Tension le vendredi 3 juillet 2020 devant le magasin la Foir’fouille de Dieppe : 80 militants CGT tiennent un rassemblement pour dénoncer la mise à pied (qui se transformera en licenciement) d’une salariée. Au cours du rassemblement, des prises de parole sont organisées, elles sont relayées sur la page Facebook de l’union locale (UL) CGT de Rouen. Résultat : lundi 22 mars 2021, tant le responsable de l’UL CGT de Dieppe Mathias Dupuis que celui de Rouen, Handy Barré, sont cités à comparaître devant le tribunal judiciaire pour diffamation.
« Je le précise tout de suite, prévient Handy Barré, la salariée qui a été licenciée est ma compagne. Elle était élue CGT dans ce magasin et le rassemblement qui s’est tenu ce jour-là était la réponse habituelle de la CGT quand un militant est mis en cause. Au cours du rassemblement, le comportement du patron a été mis en cause, les conditions de travail ont été dénoncées ». Le patron de l’union départementale de la CGT, Pascal Morel, ajoute : « Le leitmotiv patron voyou est un slogan largement utilisé dans les manifestations. C’est classique lors d’une prise de parole. »
Problème : le chef d’entreprise - Gwen Le Goff - n’a pas goûté cette mise en cause, n’a pas apprécié non plus sa diffusion sur les réseaux sociaux, et c’est ainsi qu’il a procédé à la citation directe des responsables CGT (ainsi que de l’UL CGT en tant que personne morale) pour diffamation.
« Taper sur la CGT, c’est essayer de terroriser les salariés pour éviter qu’ils ne s’organisent, qu’ils ne se syndiquent », juge Pascal Morel qui voit dans cette affaire un exemple de la « répression syndicale » devenue courante dans les entreprises et notamment dans les TPE au sein desquelles il y a des élections professionnelles cette année. « Ce procès, on le vit comme une forme de harcèlement, de pression envers le personnel ».
C’est pour cette raison, indépendamment de ce que pourrait décider le tribunal judiciaire, que la CGT fait de cette passe d’armes juridique un « temps fort » de l’action syndicale. « Ce lundi nous organisons une manifestation de soutien qui va mobiliser des militants venus des cinq départements normands », détaille Pascal Morel.

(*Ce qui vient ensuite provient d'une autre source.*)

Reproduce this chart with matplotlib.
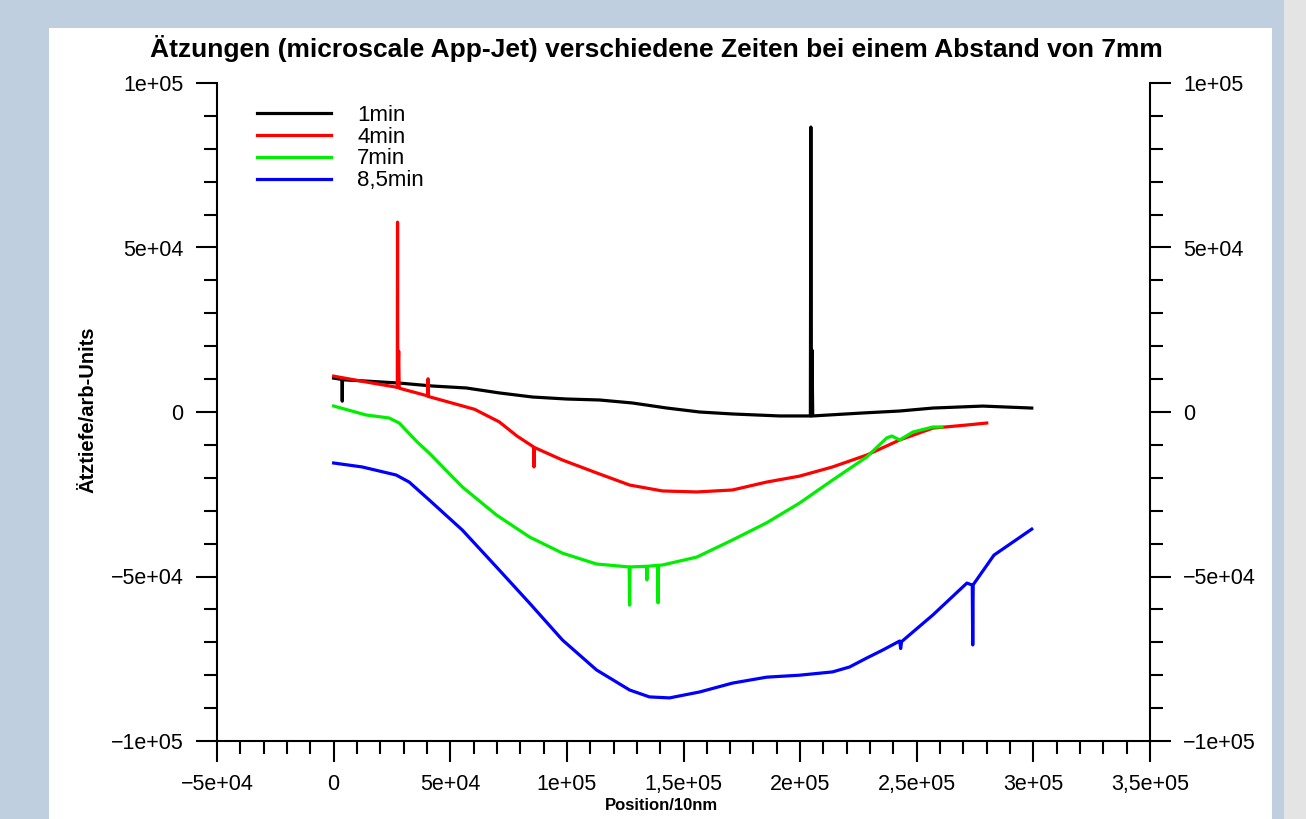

Le cortège devrait s’élancer du cours Clemenceau à partir de 11 h pour rejoindre le palais de justice de Rouen où seront organisées des prises de parole. Des cars et des minibus viendront, selon la CGT, du Havre, d’Argentan, de Caen, de l’Orne notamment, sans compter la base militante rouennaise. « Philippe Martinez n’a pas pu se dégager mais serait bien venu. Un membre du bureau confédéral de la CGT sera présent à sa place. D’autres syndicats devraient venir nous manifester leur soutien, il y a aura notamment une délégation de Solidaires. »
Le jugement fera date
Reste l’incertitude judiciaire : au-delà des questions de forme qui pourraient faire annuler l’examen de l’affaire, un jugement de non-lieu donnerait raison aux prises de parole « musclées » constatées lors de rassemblements et pourrait faire jurisprudence. Une décision de culpabilité renforcerait la CGT dans sa conviction qu’elle est l’objet d’une répression syndicale et encouragerait les dirigeants d’entreprise à se tourner vers le tribunal pour régler le niveau d’intensité du « dialogue social ». Mais ce qui est certain, avec cette hypermédiatisation de la procédure, c’est que le dirigeant de la Foir’fouille de Dieppe, qui expliquait en juillet ne pas comprendre l’ampleur prise par l’affaire, qui demande judiciairement la réparation de son image, n’aura sans doute jamais autant vu le nom de son enseigne dans les journaux.